In 2010, the Canadian Dam Association (CDA) issued that the lake be drained half a metre, and discussion about the future of Marshall Lake, continued. In 2012, the water level was dropped and the City of Greenwood had the opportunity to take the license for the dam. They would have had control over the dam’s future and been responsible bringing it up to standards or having it decomissioned. The City declined, saying it wasn’t in a position to take on the project.
“We’re in a position where we’ve been told it’s a high risk dam.” stated Dan Peterson, the director of research management with the ministry
Resident’s aren’t the only one voicing their concerns. Local stakeholders also attended the meeting to find out the future of this popular wilderness recreational location.

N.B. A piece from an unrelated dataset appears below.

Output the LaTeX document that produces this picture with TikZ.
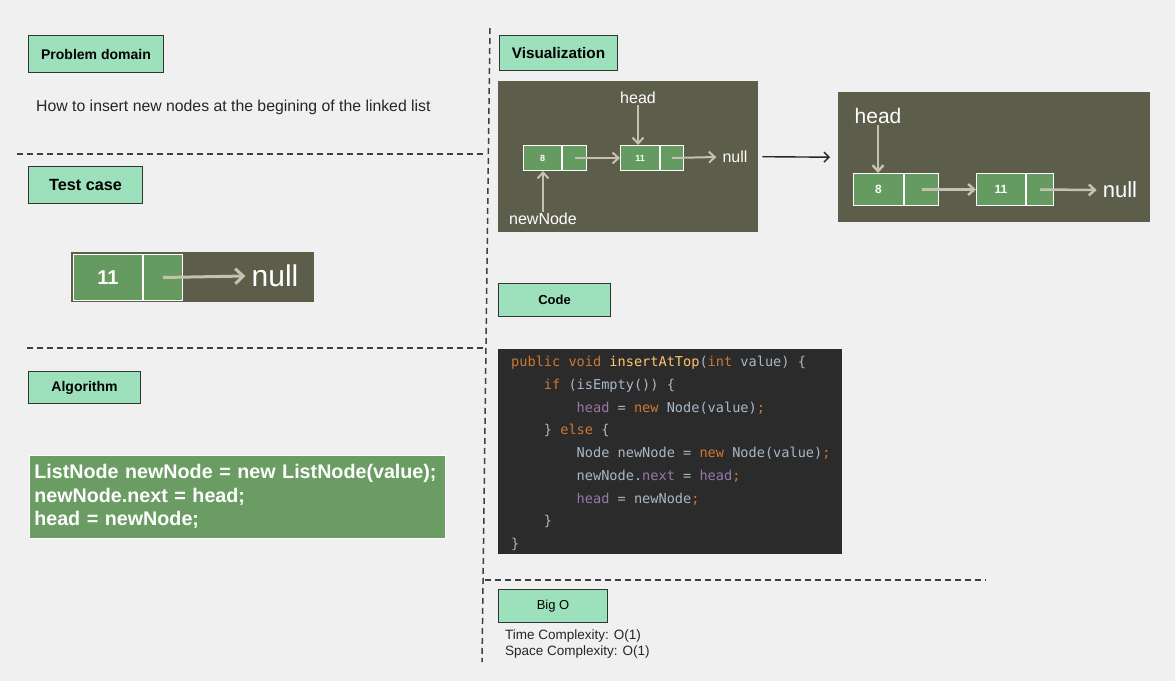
\documentclass[tikz,border=0pt]{standalone}
\usepackage{fontspec}
\setmainfont{Liberation Sans}
\setmonofont{DejaVu Sans Mono}
\usetikzlibrary{arrows.meta,positioning}

\definecolor{pagebg}{HTML}{F0F0F0}
\definecolor{tagmint}{HTML}{9DE0BC}
\definecolor{scenebg}{HTML}{5C5E4B}
\definecolor{cellgreen}{HTML}{659B60}
\definecolor{algogreen}{HTML}{6A9C64}
\definecolor{ptrgray}{HTML}{C2C2AE}
\definecolor{codebg}{HTML}{2B2B2B}
\definecolor{cdtxt}{HTML}{A9B7C6}
\definecolor{cdkw}{HTML}{CC7832}
\definecolor{cdfld}{HTML}{9876AA}
\definecolor{cdfn}{HTML}{FFC66D}

\newcommand{\kw}[1]{\textcolor{cdkw}{#1}}
\newcommand{\fld}[1]{\textcolor{cdfld}{#1}}
\newcommand{\fn}[1]{\textcolor{cdfn}{#1}}
\newcommand{\ind}[1]{\phantom{#1}}

\begin{document}
\begin{tikzpicture}[
    x=1pt, y=-1pt,
    tag/.style={draw=black!80, line width=1pt, fill=tagmint, anchor=north west, inner sep=0pt, font=\bfseries\fontsize{14}{16}\selectfont},
    scene/.style={fill=scenebg, anchor=north west, inner sep=0pt},
    cell/.style={draw=white, line width=1pt, fill=cellgreen, text=white, inner sep=0pt, font=\bfseries\fontsize{#1}{#1}\selectfont},
    cell/.default=9,
    ptr/.style={draw=ptrgray, line width=2pt, -{Straight Barb[length=6pt,width=11pt]}},
    lbl/.style={text=white, inner sep=1pt, font=\fontsize{#1}{#1}\selectfont},
    lbl/.default=16,
    dashline/.style={draw=black!75, line width=1.5pt, dash pattern=on 6pt off 4pt}
]
    \useasboundingbox[fill=pagebg] (0,0) rectangle (1175,681);

    % section borders
    \draw[dashline] (490,28) -- (482,662);
    \draw[dashline] (17,154) -- (487,154);
    \draw[dashline] (27,348) -- (485,348);
    \draw[dashline] (485,580) -- (986,580);

    % left column
    \node[tag, minimum width=135pt, minimum height=37pt] (prob) at (28,35) {Problem domain};
    \node[anchor=west, inner sep=0pt, text=black!85, font=\fontsize{15.8}{18}\selectfont] (probtxt) at (36,107) {How to insert new nodes at the begining of the linked list};

    \node[tag, minimum width=114pt, minimum height=37pt, font=\bfseries\fontsize{16.2}{18}\selectfont] (test) at (28,166) {Test case};
    \node[scene, minimum width=243pt, minimum height=50pt] (tbg) at (71,252) {};
    \node[cell=20, minimum width=69pt, minimum height=46pt, anchor=north west] (t11) at (73,254) {11};
    \node[cell, minimum width=39pt, minimum height=46pt, right=0pt of t11] (t11p) {};
    \node[lbl=30, inner sep=6pt] (tnull) at (275,276) {null};
    \draw[ptr, line width=3pt, -{Straight Barb[length=8pt,width=15pt]}] (t11p.center) -- (tnull.west);

    \node[tag, minimum width=112pt, minimum height=32pt] (algo) at (28,371) {Algorithm};
    \node[anchor=north west, fill=algogreen, draw=white!60, line width=0.6pt, minimum width=416pt, minimum height=83pt,
          text width=406pt, inner sep=5pt, align=left, text=white,
          font=\bfseries\fontsize{19.7}{23.5}\selectfont] (algobox) at (29,455)
        {ListNode newNode = new ListNode(value);\\newNode.next = head;\\head = newNode;};

    % visualization
    \node[tag, minimum width=118pt, minimum height=35pt, font=\bfseries\fontsize{15.3}{17}\selectfont] (vis) at (499,35) {Visualization};

    \node[scene, minimum width=260pt, minimum height=151pt] (vbg) at (498,81) {};
    \node[cell, minimum width=38pt, minimum height=25pt, anchor=north west] (v8) at (523,145) {8};
    \node[cell, minimum width=24pt, minimum height=25pt, right=0pt of v8] (v8p) {};
    \node[cell, minimum width=39pt, minimum height=25pt, anchor=north west] (v11) at (620,145) {11};
    \node[cell, minimum width=23pt, minimum height=25pt, right=0pt of v11] (v11p) {};
    \node[lbl] (vhead) at (638,98) {head};
    \node[lbl, inner sep=6pt] (vnull) at (735,157) {null};
    \node[lbl] (vnew) at (543,219) {newNode};
    \draw[ptr] (vhead.south) -- (vhead.south |- v11.north);
    \draw[ptr] (v8p.center) -- (v11.west);
    \draw[ptr] (v11p.center) -- (vnull.west);
    \draw[ptr] (vnew.north) -- (vnew.north |- v8.south);

    \node[scene, minimum width=312pt, minimum height=130pt] (wbg) at (838,92) {};
    \node[cell=12, minimum width=50pt, minimum height=32pt, anchor=north west] (w8) at (853,173) {8};
    \node[cell, minimum width=34pt, minimum height=32pt, right=0pt of w8] (w8p) {};
    \node[cell=12, minimum width=49pt, minimum height=32pt, anchor=north west] (w11) at (976,173) {11};
    \node[cell, minimum width=27pt, minimum height=32pt, right=0pt of w11] (w11p) {};
    \node[lbl=21] (whead) at (878,116) {head};
    \node[lbl=22, inner sep=6pt] (wnull) at (1120,190) {null};
    \draw[ptr, line width=2.5pt] (whead.south) -- (whead.south |- w8.north);
    \draw[ptr, line width=2.5pt] (w8p.center) -- (w11.west);
    \draw[ptr, line width=2.5pt] (w11p.center) -- (wnull.west);

    \draw[black!85, line width=1.4pt, -{Straight Barb[length=5pt,width=10pt]}] ([xshift=4pt]vbg.east) -- ([xshift=-8pt]wbg.west);

    % code
    \node[tag, minimum width=112pt, minimum height=33pt, font=\bfseries\fontsize{13}{15}\selectfont] (code) at (498,283) {Code};
    \node[scene, fill=codebg, minimum width=344pt, minimum height=205pt] (cbg) at (498,349) {};
    \node[anchor=north west, inner sep=0pt, align=left, text=cdtxt, font=\ttfamily\fontsize{13.6}{22.75}\selectfont] (ctxt) at (511,356)
        {\kw{public void} \fn{insertAtTop}(\kw{int} value) \{\\
         \ind{0000}\kw{if} (isEmpty()) \{\\
         \ind{00000000}\fld{head} = \kw{new} Node(value)\kw{;}\\
         \ind{0000}\} \kw{else} \{\\
         \ind{00000000}Node newNode = \kw{new} Node(value)\kw{;}\\
         \ind{00000000}newNode.\fld{next} = \fld{head}\kw{;}\\
         \ind{00000000}\fld{head} = newNode\kw{;}\\
         \ind{0000}\}\\
         \}};

    % big o
    \node[tag, minimum width=109pt, minimum height=33pt, font=\fontsize{13}{15}\selectfont] (bigo) at (498,589) {Big O};
    \node[anchor=north west, inner sep=0pt, align=left, text=black!85, font=\fontsize{13.5}{16}\selectfont] (bigotxt) at (505,630)
        {Time Complexity: O(1)\\Space Complexity: O(1)};
\end{tikzpicture}
\end{document}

“One of the things I really want to make sure … I just don’t want you guys to walk away from this,” said Greenwood mayor Nipper Kettle. “In the end, we need something out there, a place to use on a regular basis. I want a commitment that you’re not going to walk away from this, so the citizens of our community will have a recreational area to use.”
For the last three years, a group of concerned citizens have worked to stop the decommissioning of the dam, and find different options regarding the lake. The Marshall Lake Stewardship Group, which as a following of almost 700 members on Facebook, has undertaken a number of initiatives, including the collection of over 1200 signatures on a paper petition, the collection of thousands of signatures on an online petition, letters of support from Boundary local governments, and a number of events at the lake.
The dam is slated for decomissioning in late summer, early September. According to Clarke, this is the “fisheries window” that will do the least damage to the ecology is the surrounding creeks and rivers.